What’s clear is that this ongoing, unexplained lack of productive action by DOE, in spite of explicit direction from Congress more than a decade ago, compounds the issue of housing affordability. While manufactured homes provide a more affordable purchasing option than a site-built home for many families, the costs to actually live in the home are anything but affordable due to the associated energy costs.

Rather than reopening the process and starting from scratch, DOE should finalize its excellent proposal put forth in 2016. The quality of life and comfort of millions of Americans depends on responsible action by DOE.

 

Lauren Urbanek is senior program advocate in the Natural Resource Defense Council’s Center for Energy Efficiency Standards, Climate & Clean Energy Program. This post originally was posted at the NRDC’s Expert Blog.

7 Comments

  1. Jon_R | | #1

    The 29.9% link didn't work (perhaps another example of non-functional government), so how about some figures showing that the typical monthly bill (mortgage plus utilities) will go down, not up.

    > 2017 to 2046, ...have saved owners about $4,000
    So $11.50/mo, perhaps justifying a $2000 increase in initial purchase cost?

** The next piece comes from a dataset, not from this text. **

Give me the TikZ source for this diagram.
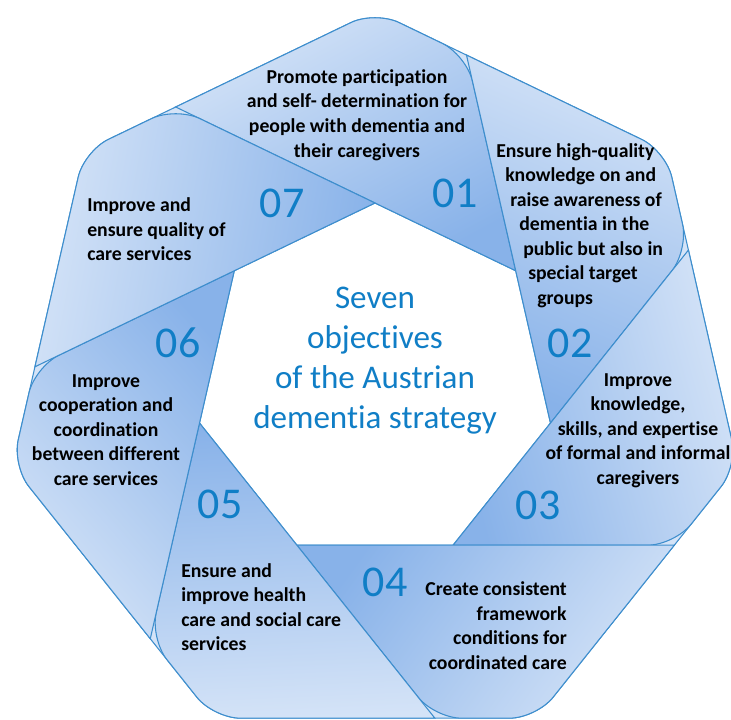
\documentclass[tikz,border=0pt]{standalone}
\usepackage{fontspec}
\setmainfont{Carlito}[Ligatures=NoCommon]

\definecolor{ringLight}{RGB}{212,227,247}
\definecolor{ringDark}{RGB}{136,178,233}
\definecolor{ringEdge}{RGB}{62,142,205}
\definecolor{numberBlue}{RGB}{16,126,198}
\tikzstyle{ringBase}=[fill=ringLight,draw=ringEdge,line width=0.8pt]
\tikzstyle{bandEdge}=[draw=ringEdge,line width=0.8pt]
\tikzstyle{bandText}=[inner sep=0pt,font=\bfseries\fontsize{14.8}{18.4}\selectfont]
\tikzstyle{bandNumber}=[inner sep=0pt,text=numberBlue,font=\fontsize{33}{36}\selectfont]
\tikzstyle{centreText}=[inner sep=0pt,text=numberBlue,align=center,font=\fontsize{24.8}{30}\selectfont]

\begin{document}
\begin{tikzpicture}[x=.75pt,y=.75pt]
\newcommand{\Rout}{372}
\newcommand{\Rin}{180}
\newcommand{\Rcorner}{20pt}
        \useasboundingbox (-375,-337) rectangle (356,383);
        % outer and inner heptagon corners
        \foreach \k in {0,...,7} {
                \coordinate (P\k) at ({90-\k*360/7}:\Rout);
                \coordinate (Q\k) at ({90-\k*360/7}:\Rin);
        }
        % inner line of a band meets the outer line of the band before it
        \foreach \n in {1,...,7} {
                \pgfmathtruncatemacro{\nm}{\n-1}
                \pgfmathtruncatemacro{\nmm}{mod(\n+5,7)}
                \coordinate (a\n) at (intersection of {Q\nm}--{Q\n} and {P\nmm}--{P\nm});
        }
        \coordinate (a8) at (a1);
        % light ring underneath
        \path[ringBase,even odd rule,rounded corners=\Rcorner]
                (P0) -- (P1) -- (P2) -- (P3) -- (P4) -- (P5) -- (P6) -- cycle
                [sharp corners] (Q0) -- (Q1) -- (Q2) -- (Q3) -- (Q4) -- (Q5) -- (Q6) -- cycle;
        % the seven bands, darker towards the inner corner
        \foreach \n in {1,...,7} {
                \pgfmathtruncatemacro{\nm}{\n-1}
                \pgfmathtruncatemacro{\np}{\n+1}
                \pgfmathsetmacro{\shadeAngle}{-(\n-0.5)*360/7-126}
                \shadedraw[bandEdge,top color=ringDark,bottom color=ringLight,shading angle=\shadeAngle]
                        (a\n) [rounded corners=\Rcorner] -- (P\nm) -- (a\np)
                        [sharp corners] -- (Q\n) -- cycle;
        }
        \node[bandText,align=center] (goalOne) at (-18,268)
                {Promote participation\\and self- determination for\\people with dementia and\\their caregivers};
        \node[bandNumber] (numOne) at (80,190) {01};
        \node[bandText,align=left,anchor=west] (goalTwo) at (121,157.5)
                {Ensure high-quality\\\hspace*{6.75pt}knowledge on and\\\hspace*{10.5pt}raise awareness of\\\hspace*{17.25pt}dementia in the\\\hspace*{20.25pt}public but also in\\\hspace*{24pt}special target\\\hspace*{30.75pt}groups};
        \node[bandNumber] (numTwo) at (195,40) {02};
        \node[bandText,align=center] (goalThree) at (263,-47.5)
                {Improve\\knowledge,\\skills, and expertise\\of formal and informal\\caregivers};
        \node[bandNumber] (numThree) at (163,-122) {03};
        \node[bandText,align=right,anchor=east] (goalFour) at (192,-242.5)
                {Create consistent\\framework\\conditions for\\coordinated care};
        \node[bandNumber] (numFour) at (10,-199) {04};
        \node[bandText,align=left,anchor=west] (goalFive) at (-194,-224)
                {Ensure and\\improve health\\care and social care\\services};
        \node[bandNumber] (numFive) at (-155,-121) {05};
        \node[bandText,align=center] (goalSix) at (-269,-47)
                {Improve\\cooperation and\\coordination\\between different\\care services};
        \node[bandNumber] (numSix) at (-197,40) {06};
        \node[bandText,align=left,anchor=west] (goalSeven) at (-288,153.5)
                {Improve and\\ensure quality of\\care services};
        \node[bandNumber] (numSeven) at (-93,180) {07};
        \node[centreText] (title) at (0,22)
                {Seven\\objectives\\of the Austrian\\dementia strategy};
\end{tikzpicture}
\end{document}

    The use of "per square foot basis" hides the energy efficiency of living in a smaller place. If I'm poor and already using less energy/person that others, should I be forced to spend more to be even more efficient?

  2. peterbauer | | #2

    Not knowing if the $4000 saved was calculated on 2017 rates only?
    Energy costs are not static.
    The annual average US inflation rate since 1913 is 3.15%.
    Apply a 3.15% annual rate increase to the annual energy bill.
    This means energy rates will have doubled every 20 years.
    A 29.9% annual savings is a great return on investment for a High Energy Efficient build.
    Fact. Builders will never willingly build anything better than the low minimum standards mandated by code.
    After a home owner moves in they realize its not "The Buy Price" but the "Cost of Ownership" that seriously impacts their monthly budget.
    Builders and Banks don't have a horse in this race. Only the disadvantaged and poor homeowner.

    1. Expert Member
      Dana Dorsett | | #4

      >Energy costs are not static.

      That's true!

      Energy price inflation has been below the general rate of inflation for a long time, despite high price volatility with major spikes in the liquid fuels markets. In the US retail electricity pricing in 2018 is about 40% cheaper than it was in 1960 when adjusted for inflation, 30% cheaper than it was in 1984 (after rising to that temporary plateau after the energy price shocks of the 1970s.)

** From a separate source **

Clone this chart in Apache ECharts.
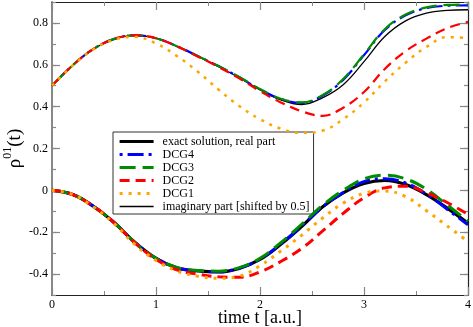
<!DOCTYPE html>
<html>
<head>
<meta charset="utf-8">
<script src="https://cdn.jsdelivr.net/npm/echarts@6/dist/echarts.min.js"></script>
<style>html,body{margin:0;padding:0;background:#fff}#c{width:473px;height:327px}</style>
</head>
<body>
<div id="c"></div>
<script>
// time samples
const T = [0.0,0.2,0.4,0.6,0.8,1.0,1.2,1.4,1.6,1.8,2.0,2.2,2.4,2.6,2.8,3.0,3.2,3.4,3.6,3.8,4.0];
// real part (lower group)
const realExact = [0,-0.02,-0.077,-0.155,-0.25,-0.325,-0.37,-0.385,-0.39,-0.373,-0.33,-0.258,-0.173,-0.08,-0.012,0.033,0.047,0.028,-0.02,-0.085,-0.157];
const realDCG4  = [0,-0.02,-0.077,-0.155,-0.25,-0.325,-0.37,-0.385,-0.389,-0.372,-0.329,-0.256,-0.17,-0.08,-0.01,0.042,0.056,0.035,-0.018,-0.09,-0.165];
const realDCG3  = [0,-0.02,-0.077,-0.155,-0.25,-0.325,-0.368,-0.383,-0.386,-0.369,-0.325,-0.25,-0.163,-0.072,0.0,0.055,0.072,0.055,0.005,-0.07,-0.148];
const realDCG2  = [0,-0.02,-0.077,-0.155,-0.252,-0.33,-0.38,-0.40,-0.413,-0.415,-0.39,-0.34,-0.278,-0.195,-0.11,-0.035,0.012,0.02,-0.012,-0.058,-0.115];
const realDCG1  = [0,-0.02,-0.08,-0.16,-0.26,-0.335,-0.385,-0.41,-0.42,-0.41,-0.36,-0.29,-0.215,-0.133,-0.061,-0.014,-0.003,-0.03,-0.097,-0.17,-0.245];
// imaginary part shifted by 0.5 (upper group)
const imagExact = [0.5,0.598,0.676,0.724,0.741,0.727,0.688,0.641,0.592,0.538,0.48,0.432,0.41,0.442,0.505,0.615,0.735,0.81,0.847,0.86,0.863];
const imagDCG4  = [0.5,0.598,0.676,0.724,0.741,0.727,0.689,0.642,0.594,0.541,0.483,0.437,0.418,0.452,0.528,0.646,0.766,0.836,0.871,0.882,0.884];
const imagDCG3  = [0.5,0.598,0.676,0.724,0.741,0.727,0.689,0.642,0.594,0.542,0.484,0.438,0.42,0.455,0.532,0.65,0.77,0.84,0.874,0.886,0.888];
const imagDCG2  = [0.5,0.598,0.676,0.724,0.741,0.727,0.688,0.64,0.59,0.535,0.474,0.42,0.378,0.356,0.395,0.47,0.58,0.665,0.725,0.775,0.805];
const imagDCG1  = [0.5,0.597,0.674,0.72,0.733,0.702,0.642,0.568,0.482,0.403,0.34,0.295,0.275,0.285,0.34,0.42,0.52,0.61,0.685,0.732,0.728];
// tick labels
const xTicks = [0,1,2,3,4];
const yMajor = [-0.4,-0.2,0,0.2,0.4,0.6,0.8];

const FONT = 'Liberation Serif';
const pair = a => T.map((t,i)=>[t,a[i]]);

const styles = {
  exact: {color:'#000000', width:3.2, type:'solid'},
  imag:  {color:'#000000', width:1.3, type:'solid'},
  dcg4:  {color:'#0000ff', width:3, type:[3,5,16,5]},
  dcg3:  {color:'#008c00', width:3, type:[16,7]},
  dcg2:  {color:'#ff0000', width:3, type:[10,6]},
  dcg1:  {color:'#ffa500', width:3, type:[3,6]}
};
function mk(name, data, st, w, z){
  return {
    name, type:'line', data: pair(data), smooth: 0.4, symbol:'none', showSymbol:false,
    z, lineStyle:{color:st.color, width:(w||st.width), type:st.type, cap:'butt'},
    itemStyle:{color:st.color}, emphasis:{disabled:true}
  };
}

const chart = echarts.init(document.getElementById('c'), null, {renderer:'canvas'});
const tickColor = '#888888';
const common = {min:0, max:4, interval:1};
chart.setOption({
  animation:false,
  backgroundColor:'#ffffff',
  grid:{left:52, right:5, top:2, bottom:32, outerBoundsMode:'none', containLabel:false},
  legend:{
    orient:'vertical', left:113, top:132,
    data:['exact solution, real part','DCG4','DCG3','DCG2','DCG1','imaginary part [shifted by 0.5]'],
    backgroundColor:'#ffffff', borderColor:'#333333', borderWidth:1,
    padding:[3,4,1,5], itemGap:0, itemWidth:34, itemHeight:10,
    itemStyle:{opacity:0},
    lineStyle:{width:'inherit'},
    textStyle:{fontFamily:FONT, fontSize:12, color:'#000', lineHeight:13, padding:[0,0,0,4]},
    selectedMode:false
  },
  xAxis:[
    {type:'value', position:'bottom', ...common,
     name:'time t [a.u.]', nameLocation:'middle', nameGap:14, nameMoveOverlap:false,
     nameTextStyle:{fontFamily:FONT, fontSize:18, color:'#000'},
     axisLine:{onZero:false, lineStyle:{color:'#222', width:1.2}},
     axisTick:{inside:true, length:8, lineStyle:{color:tickColor, width:1.2}},
     minorTick:{show:true, splitNumber:2, length:4, lineStyle:{color:tickColor, width:1}},
     axisLabel:{margin:4, fontFamily:FONT, fontSize:12, color:'#000', formatter:v=>String(v)},
     splitLine:{show:false}, minorSplitLine:{show:false}},
    {type:'value', position:'top', ...common,
     axisLine:{onZero:false, lineStyle:{color:'#222', width:1.2}},
     axisTick:{inside:true, length:8, lineStyle:{color:tickColor, width:1.2}},
     minorTick:{show:true, splitNumber:2, length:4, lineStyle:{color:tickColor, width:1}},
     axisLabel:{show:false}, splitLine:{show:false}}
  ],
  yAxis:[
    {type:'value', position:'left', min:-0.5, max:0.9, interval:0.1,
     name:'{r|ρ}{s|01}{r|(t)}', nameLocation:'middle', nameRotate:90, nameGap:24, nameMoveOverlap:false,
     nameTextStyle:{fontFamily:FONT, color:'#000', rich:{
       r:{fontFamily:FONT, fontSize:19, color:'#000'},
       s:{fontFamily:FONT, fontSize:12, color:'#000', padding:[0,0,14,0]}}},
     axisLine:{onZero:false, lineStyle:{color:'#888', width:2}},
     axisTick:{inside:true, length:4, lineStyle:{color:tickColor, width:1.2}},
     axisLabel:{margin:4, fontFamily:FONT, fontSize:12, color:'#000',
       formatter:v=>{const k=Math.round(v*10); if(Math.abs(k)%2!==0) return ''; return k===0?'0':(k/10).toFixed(1);}},
     splitLine:{show:false}},
    {type:'value', position:'left', min:-0.5, max:0.9,
     axisLine:{show:false, onZero:false},
     axisTick:{show:true, inside:true, length:8, customValues:yMajor, lineStyle:{color:tickColor, width:1.2}},
     axisLabel:{show:false}, splitLine:{show:false}},
    {type:'value', position:'right', min:-0.5, max:0.9, interval:0.1,
     axisLine:{show:true, onZero:false, lineStyle:{color:'#222', width:1.2}},
     axisTick:{inside:true, length:4, lineStyle:{color:tickColor, width:1.2}},
     axisLabel:{show:false}, splitLine:{show:false}},
    {type:'value', position:'right', min:-0.5, max:0.9,
     axisLine:{show:false, onZero:false},
     axisTick:{show:true, inside:true, length:8, customValues:yMajor, lineStyle:{color:tickColor, width:1.2}},
     axisLabel:{show:false}, splitLine:{show:false}}
  ],
  series:[
    mk('exact solution, real part', realExact, styles.exact, null, 2),
    mk('DCG4', realDCG4, styles.dcg4, null, 3),
    mk('DCG3', realDCG3, styles.dcg3, null, 4),
    mk('DCG2', realDCG2, styles.dcg2, null, 5),
    mk('DCG1', realDCG1, styles.dcg1, null, 6),
    mk('imaginary part [shifted by 0.5]', imagExact, styles.imag, null, 2),
    mk('DCG4', imagDCG4, styles.dcg4, 2.2, 3),
    mk('DCG3', imagDCG3, styles.dcg3, 2.2, 4),
    mk('DCG2', imagDCG2, styles.dcg2, 2.2, 5),
    mk('DCG1', imagDCG1, styles.dcg1, 2.5, 6)
  ]
});
</script>
</body>
</html>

      https://www.eia.gov/outlooks/steo/realprices/

      Past performance isn't always an indicator of future returns, but at the price trajectory of wind and solar it's not an unreasonable bet to assume that over the lifecycle of a mortgage (let alone a building) electricity price deflation will continue.

      http://rameznaam.com/wp-content/uploads/2014/10/Welcome-to-the-Terrordome-800x506.png

  3. peterbauer | | #3

    I wonder if folks are aware that impact fees in many areas of the country can contribute to 20% or more of the cost to build a home.
    Local government is responsible for building codes that restrict higher density construction and low cost affordable homes.
    NIMBY also at work.
    Yes, we have an affordable home crisis.
    Are the "Haves" going to support YIMBY? No horse in this race.
    Government will not help, they do not have a horse in this race also.
    Last night (in an unnamed city), city commissioner's could not wait to give approvals for several million dollar plus homes, requiring a conditional use variance to build, in light of environmental impact concerns at the waterfront location. Sound familiar?

  4. shtrum2 | | #5

    The federal low-income Weatherization Assistance Program (WAP) is funded by the DOE, which includes manufactured and mobile homes. Insulation, air sealing and other potential energy-saving measures are determined by energy audits that calculate the lifetime energy savings versus the cost of the measure. Only items with a Savings to Investment Ratio (SIR) showing greater savings than initial costs can be installed (except in the case of health/safety items, e.g., smoke detectors). Welching on energy standards that might eliminate the need for weatherization after the fact is not only hypocritical but makes no sense . . . more a sign of political whims rather than sound judgment.

  5. Wallheater | | #6

    Most of manufactured housing built even today goes to so called trailer parks where owners keep raising space rent every year.. This is the most expensive way to own a manufactured house.. If you are interested in pre fab or manufactured housing, find a private lot you can put yours in. most metropolitian cities employ zoning laws to keep trailers or manufactured housing out. There is still enough people coming to buy them while not really caring about anything so change never happen then start complaining about rising space rents later on, anyway.. Actually, manufactured housing can be used in common lots similiar to condoniums where you live in apartments on shared property included. as part of the condo price you pay without paying for space rent... Why nobody comes up with similiar concept for manufactured housing , I will never understand.. Trailer parks or so called land lease communities are very profitable for investors who invest in REITs.. so investors are more interested in keeping MH owners paying rising space rent forever than to let them own MH on shared property like condoniums.. Manufactured housing are nice dwellings usually found in worst possible schemes of real estate planning .. Chattel loans are widely used to buy manufactured housing which mean 2-5% higher in interest rates than conventional mortgages from banks or FHA. MH buyers cannot qualify for conventional mortgages or FHA loans in trailer parks or land lease communities.. They just do not usually understand finance and numbers..

  6. GBA Editor
    Martin Holladay | | #7

    Wall Heater,
    Many of your generalizations are untrue. In rural Vermont, where I live, manufactured homes are more commonly installed on individual lots than at so-called "trailer parks." It is also untrue to state that buyers of manufactured homes "cannot qualify for conventional mortgages." In most cases, they can.